Some people find looking out into the universe scary or isolating, but I never have. I feel kind of relieved. There's a lot of freedom in realising how temporary you are. I feel grateful for my improbable existence, and then I think, "isn't it crazy that I can even have these thoughts?" So many things drifting around in the universe aren't thinking about how impressive it is - we actually get the privilege of being able to wonder about it all. We're part of the grand design, but we're also the grand design come to life...
My brain, which registers all of this, is made of atoms, which in turn are made of quarks and electrons. These particles are virtually identical to the ones that make up the rest of the universe. Therefore, our brains are simple made of the same stuff as the rest of the universe. That means our brains are operating as part of the universe, not independent from it. For a poetic spin on things, consider this: we humans are literally a way the universe has not only come to life but gained the ability to know itself and understand its existence. Trippy. Remarkable.
I read a book once called "The Planet Factory". It's about exoplanets. After that, whenever I looked up into infinity I thought about all the weird and wonderful planets out there. There are planets that orbit two twinned stars, and planets with no sun at all. Worlds whose seasons swing between fireball and snowball, worlds where the sun never sets, worlds entirely under water, or with a ground of molten lava. It's all out there. But there's one, crucial thing that isn't.

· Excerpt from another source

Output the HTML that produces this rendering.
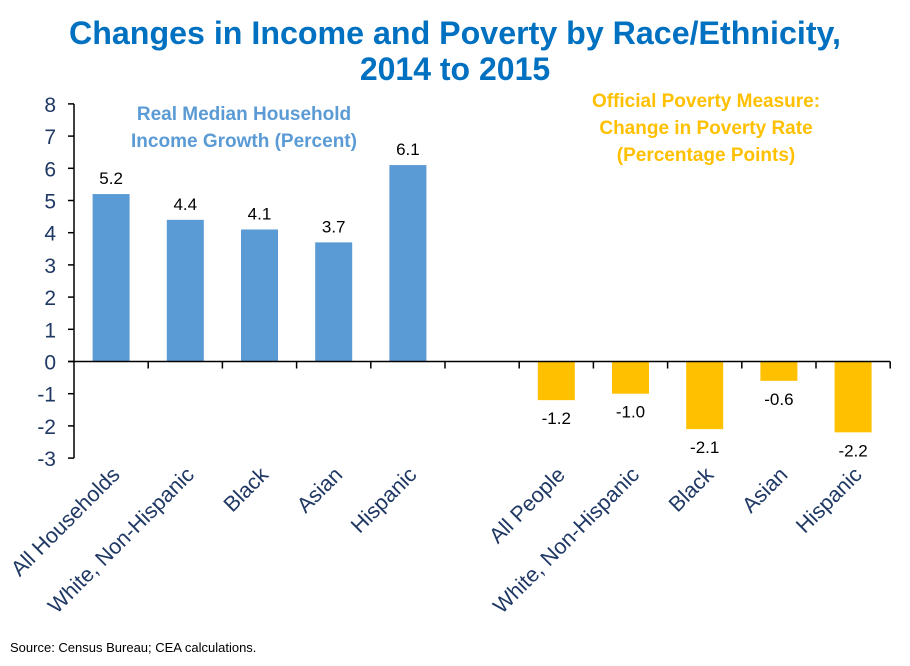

I think looking up at the night sky is an important thing to do. Since that moment in India, there have still only been a few times that I’ve seen a night sky truly brimming with stars. This photo was taken in New Zealand. Every time I do, I feel very small and very curious. My problems don’t matter so much. And the planet I'm on becomes extra important, because in all that endless night: we are the only example of life we have.